- Material -
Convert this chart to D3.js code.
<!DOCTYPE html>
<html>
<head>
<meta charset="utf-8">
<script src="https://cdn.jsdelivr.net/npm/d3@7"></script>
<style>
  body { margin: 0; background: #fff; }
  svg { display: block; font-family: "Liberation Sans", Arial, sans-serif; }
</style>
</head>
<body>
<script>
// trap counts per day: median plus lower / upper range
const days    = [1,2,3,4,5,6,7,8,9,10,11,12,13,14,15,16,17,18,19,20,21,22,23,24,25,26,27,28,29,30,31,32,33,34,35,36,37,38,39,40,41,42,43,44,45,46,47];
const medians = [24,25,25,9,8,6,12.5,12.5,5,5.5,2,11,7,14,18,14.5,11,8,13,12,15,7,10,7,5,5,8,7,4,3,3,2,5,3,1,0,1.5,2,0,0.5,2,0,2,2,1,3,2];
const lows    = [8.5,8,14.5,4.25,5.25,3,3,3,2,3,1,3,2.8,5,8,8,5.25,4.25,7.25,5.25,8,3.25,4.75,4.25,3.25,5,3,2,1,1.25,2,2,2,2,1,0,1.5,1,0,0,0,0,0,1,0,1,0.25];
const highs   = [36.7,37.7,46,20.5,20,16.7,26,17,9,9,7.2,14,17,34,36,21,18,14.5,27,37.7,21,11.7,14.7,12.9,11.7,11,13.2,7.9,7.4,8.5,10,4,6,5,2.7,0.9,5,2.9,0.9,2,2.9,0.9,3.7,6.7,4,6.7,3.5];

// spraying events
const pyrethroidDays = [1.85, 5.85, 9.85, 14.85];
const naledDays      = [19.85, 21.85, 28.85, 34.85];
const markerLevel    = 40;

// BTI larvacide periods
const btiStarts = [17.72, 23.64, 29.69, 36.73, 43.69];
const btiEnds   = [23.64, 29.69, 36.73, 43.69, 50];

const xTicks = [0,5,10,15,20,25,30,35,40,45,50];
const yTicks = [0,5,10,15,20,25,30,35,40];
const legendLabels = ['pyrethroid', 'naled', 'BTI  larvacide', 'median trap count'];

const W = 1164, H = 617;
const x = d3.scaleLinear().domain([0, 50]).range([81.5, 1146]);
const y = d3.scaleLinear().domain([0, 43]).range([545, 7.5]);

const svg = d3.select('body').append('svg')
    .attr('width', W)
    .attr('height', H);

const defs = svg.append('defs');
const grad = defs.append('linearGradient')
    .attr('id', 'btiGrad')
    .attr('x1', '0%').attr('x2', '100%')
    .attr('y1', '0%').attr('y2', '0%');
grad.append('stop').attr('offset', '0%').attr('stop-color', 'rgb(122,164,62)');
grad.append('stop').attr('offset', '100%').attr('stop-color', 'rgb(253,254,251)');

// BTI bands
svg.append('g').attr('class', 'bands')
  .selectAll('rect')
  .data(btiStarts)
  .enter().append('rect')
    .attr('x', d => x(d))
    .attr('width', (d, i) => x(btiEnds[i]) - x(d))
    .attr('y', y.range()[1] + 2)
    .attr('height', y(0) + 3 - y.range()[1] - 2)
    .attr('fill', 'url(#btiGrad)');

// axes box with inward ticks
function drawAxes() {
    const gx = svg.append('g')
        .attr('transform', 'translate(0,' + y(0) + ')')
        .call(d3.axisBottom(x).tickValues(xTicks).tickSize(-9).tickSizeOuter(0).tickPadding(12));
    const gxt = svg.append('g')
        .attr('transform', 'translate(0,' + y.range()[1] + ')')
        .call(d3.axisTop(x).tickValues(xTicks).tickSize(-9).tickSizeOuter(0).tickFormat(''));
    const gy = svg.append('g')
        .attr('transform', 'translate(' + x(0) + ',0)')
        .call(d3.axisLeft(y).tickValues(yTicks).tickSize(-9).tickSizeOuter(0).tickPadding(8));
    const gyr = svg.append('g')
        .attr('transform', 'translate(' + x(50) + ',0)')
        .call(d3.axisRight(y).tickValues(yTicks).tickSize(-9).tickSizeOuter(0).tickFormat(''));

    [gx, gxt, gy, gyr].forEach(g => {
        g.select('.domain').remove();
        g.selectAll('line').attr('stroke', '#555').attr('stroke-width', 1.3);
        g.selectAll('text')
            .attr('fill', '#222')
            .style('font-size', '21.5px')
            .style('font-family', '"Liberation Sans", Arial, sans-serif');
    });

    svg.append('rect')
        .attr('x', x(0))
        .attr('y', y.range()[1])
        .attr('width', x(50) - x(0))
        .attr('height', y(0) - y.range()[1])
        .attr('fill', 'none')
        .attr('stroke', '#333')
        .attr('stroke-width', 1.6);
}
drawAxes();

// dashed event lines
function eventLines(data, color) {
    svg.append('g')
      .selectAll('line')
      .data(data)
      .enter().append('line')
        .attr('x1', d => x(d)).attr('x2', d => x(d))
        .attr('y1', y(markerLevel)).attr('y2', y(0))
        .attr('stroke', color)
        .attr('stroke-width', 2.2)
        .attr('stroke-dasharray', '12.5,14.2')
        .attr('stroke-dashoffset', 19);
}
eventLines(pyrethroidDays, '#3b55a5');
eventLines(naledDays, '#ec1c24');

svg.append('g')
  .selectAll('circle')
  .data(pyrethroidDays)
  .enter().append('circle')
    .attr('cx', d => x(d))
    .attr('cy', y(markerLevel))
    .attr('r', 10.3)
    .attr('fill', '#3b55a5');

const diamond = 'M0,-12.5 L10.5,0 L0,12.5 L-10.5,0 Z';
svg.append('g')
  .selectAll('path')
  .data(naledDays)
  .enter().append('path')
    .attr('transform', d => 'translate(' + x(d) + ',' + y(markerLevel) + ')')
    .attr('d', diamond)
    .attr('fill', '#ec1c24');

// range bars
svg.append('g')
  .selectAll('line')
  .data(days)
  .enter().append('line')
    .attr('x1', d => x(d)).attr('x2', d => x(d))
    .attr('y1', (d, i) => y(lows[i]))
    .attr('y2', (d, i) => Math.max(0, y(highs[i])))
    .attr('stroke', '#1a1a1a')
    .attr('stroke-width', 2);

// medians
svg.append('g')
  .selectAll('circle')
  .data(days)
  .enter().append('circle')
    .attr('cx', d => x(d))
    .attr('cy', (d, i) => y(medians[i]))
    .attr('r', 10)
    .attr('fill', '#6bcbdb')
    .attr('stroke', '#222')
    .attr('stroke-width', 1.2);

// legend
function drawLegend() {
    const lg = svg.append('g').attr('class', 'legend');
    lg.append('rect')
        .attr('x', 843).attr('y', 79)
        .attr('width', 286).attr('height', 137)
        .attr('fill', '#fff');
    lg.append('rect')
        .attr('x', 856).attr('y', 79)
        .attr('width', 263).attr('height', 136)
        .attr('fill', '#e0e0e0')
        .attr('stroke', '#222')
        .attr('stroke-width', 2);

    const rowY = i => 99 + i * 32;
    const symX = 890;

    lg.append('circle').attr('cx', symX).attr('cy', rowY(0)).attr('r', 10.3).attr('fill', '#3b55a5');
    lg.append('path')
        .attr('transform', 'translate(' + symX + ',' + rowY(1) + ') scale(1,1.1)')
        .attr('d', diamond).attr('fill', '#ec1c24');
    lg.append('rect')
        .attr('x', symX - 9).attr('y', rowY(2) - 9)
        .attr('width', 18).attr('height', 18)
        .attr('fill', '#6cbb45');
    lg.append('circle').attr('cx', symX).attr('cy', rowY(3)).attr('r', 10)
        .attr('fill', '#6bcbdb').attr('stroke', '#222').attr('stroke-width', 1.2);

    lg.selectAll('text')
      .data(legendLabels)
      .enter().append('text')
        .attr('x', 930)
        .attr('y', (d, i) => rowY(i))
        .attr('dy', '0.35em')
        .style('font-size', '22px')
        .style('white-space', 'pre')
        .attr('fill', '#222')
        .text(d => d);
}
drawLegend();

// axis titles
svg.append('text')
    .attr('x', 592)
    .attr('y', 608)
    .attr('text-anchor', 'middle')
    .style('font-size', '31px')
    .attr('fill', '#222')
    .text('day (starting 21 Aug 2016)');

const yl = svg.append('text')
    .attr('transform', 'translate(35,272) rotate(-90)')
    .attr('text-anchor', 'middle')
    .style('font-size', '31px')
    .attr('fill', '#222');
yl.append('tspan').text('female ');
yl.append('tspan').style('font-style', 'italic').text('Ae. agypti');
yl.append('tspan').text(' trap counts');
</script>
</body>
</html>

- Exercise -
Your answer should be exactly the lines of the data above, from the first through the line containing "const y = d3.scaleLinear().domain([0, 43]).range([545, 7.5]);".

- Exercise response -
Convert this chart to D3.js code.
<!DOCTYPE html>
<html>
<head>
<meta charset="utf-8">
<script src="https://cdn.jsdelivr.net/npm/d3@7"></script>
<style>
  body { margin: 0; background: #fff; }
  svg { display: block; font-family: "Liberation Sans", Arial, sans-serif; }
</style>
</head>
<body>
<script>
// trap counts per day: median plus lower / upper range
const days    = [1,2,3,4,5,6,7,8,9,10,11,12,13,14,15,16,17,18,19,20,21,22,23,24,25,26,27,28,29,30,31,32,33,34,35,36,37,38,39,40,41,42,43,44,45,46,47];
const medians = [24,25,25,9,8,6,12.5,12.5,5,5.5,2,11,7,14,18,14.5,11,8,13,12,15,7,10,7,5,5,8,7,4,3,3,2,5,3,1,0,1.5,2,0,0.5,2,0,2,2,1,3,2];
const lows    = [8.5,8,14.5,4.25,5.25,3,3,3,2,3,1,3,2.8,5,8,8,5.25,4.25,7.25,5.25,8,3.25,4.75,4.25,3.25,5,3,2,1,1.25,2,2,2,2,1,0,1.5,1,0,0,0,0,0,1,0,1,0.25];
const highs   = [36.7,37.7,46,20.5,20,16.7,26,17,9,9,7.2,14,17,34,36,21,18,14.5,27,37.7,21,11.7,14.7,12.9,11.7,11,13.2,7.9,7.4,8.5,10,4,6,5,2.7,0.9,5,2.9,0.9,2,2.9,0.9,3.7,6.7,4,6.7,3.5];

// spraying events
const pyrethroidDays = [1.85, 5.85, 9.85, 14.85];
const naledDays      = [19.85, 21.85, 28.85, 34.85];
const markerLevel    = 40;

// BTI larvacide periods
const btiStarts = [17.72, 23.64, 29.69, 36.73, 43.69];
const btiEnds   = [23.64, 29.69, 36.73, 43.69, 50];

const xTicks = [0,5,10,15,20,25,30,35,40,45,50];
const yTicks = [0,5,10,15,20,25,30,35,40];
const legendLabels = ['pyrethroid', 'naled', 'BTI  larvacide', 'median trap count'];

const W = 1164, H = 617;
const x = d3.scaleLinear().domain([0, 50]).range([81.5, 1146]);
const y = d3.scaleLinear().domain([0, 43]).range([545, 7.5]);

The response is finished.